ORDER BY rate_code ASC, pickup_datetime ASC, dropoff_datetime ASC
limit 100
So what does this mean? Rather than allowing the user to specific result # ranges (e.g, so new rows starting at 100000), have then specified it in a more natural form (e.g, so how rides that started on January 6th, 2015.
If you want to get fancy and REALLY need to allow the user to specific actual row numbers, you can make it a lot more efficient by calculating row ranges in advance, say query everything once and remember what row number is at the start of the hour for each day (8760 values), or even minutes (525600 values). You could then use this to better guess efficient start. Do a look-up for the closest day/minute for a given row range (e.g in Cloud Datastore), then convert that users query into the more efficient version above.

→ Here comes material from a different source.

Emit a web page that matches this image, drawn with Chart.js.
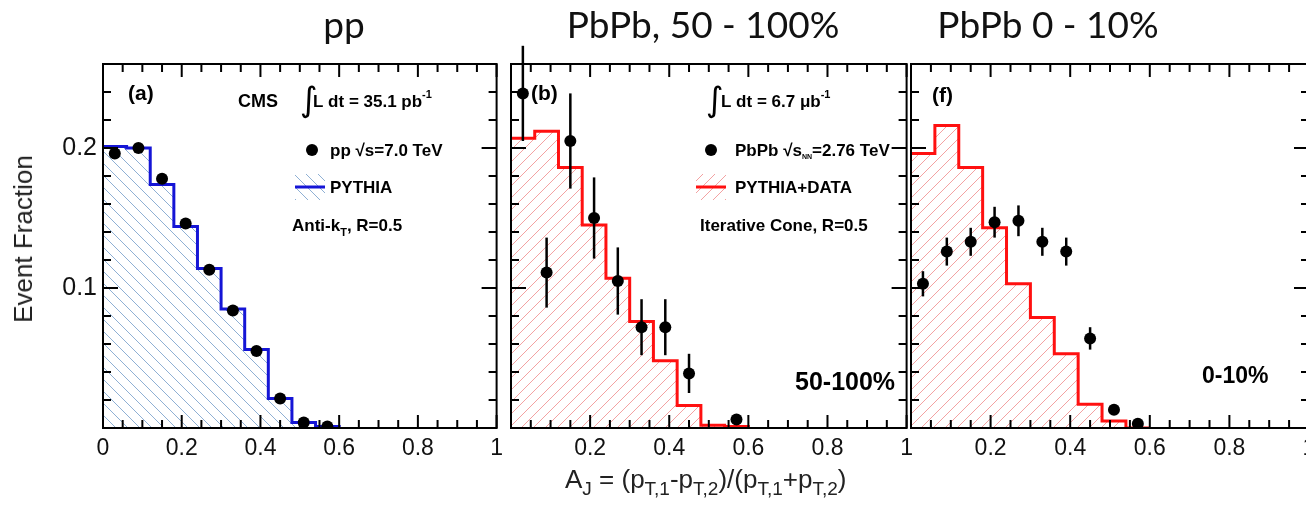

As already mentioned by Dan you need to introduce a row number. Now row_number() over () exceeds resources. This basically means you have to split up the work of counting rows:
decide for few and as evenly distributed partitions as possible
count rows of each partition
cumulative sum of partitions to know later when to start where with counting rows
split up up work of counting rows
save new table with row count column for later use
As partitions I used EXTRACT(month FROM pickup_datetime) as it distributes nicely
WITH
temp AS (
SELECT
*,
-- cumulative sum of partition sizes so we know when to start counting rows here
SUM(COALESCE(lagged,0)) OVER (ORDER BY month RANGE BETWEEN UNBOUNDED PRECEDING AND CURRENT ROW) cumulative
FROM (
-- lag partition sizes to next partition
SELECT
*,
LAG(qty) OVER (ORDER BY month) lagged
FROM (
-- get partition sizes
SELECT
EXTRACT(month FROM pickup_datetime) month,
COUNT(1) qty
FROM
`nyc-tlc.green.trips_2014`
GROUP BY
1)) )
SELECT
-- cumulative sum = last row of former partition, add to new row count
cumulative + ROW_NUMBER() OVER (PARTITION BY EXTRACT(month FROM pickup_datetime)) row,
*
FROM
`nyc-tlc.green.trips_2014`
-- import cumulative row counts
LEFT JOIN
temp
ON
(month= EXTRACT(month FROM pickup_datetime))
Once you saved it as a new table you can use your new row column to query without losing performance:
SELECT
*
FROM
`project.dataset.your_new_table`
WHERE
row BETWEEN 10000001
AND 10000100
Quite a hassle, but does the trick.
Why not export the resulting table into GCS?
It will automatically split tables into files if you use wildcards, and this export only has to be done one time, instead of querying every single time and paying for all the processing.
Then, instead of serving the result of the call to the BQ API, you simply serve the exported files.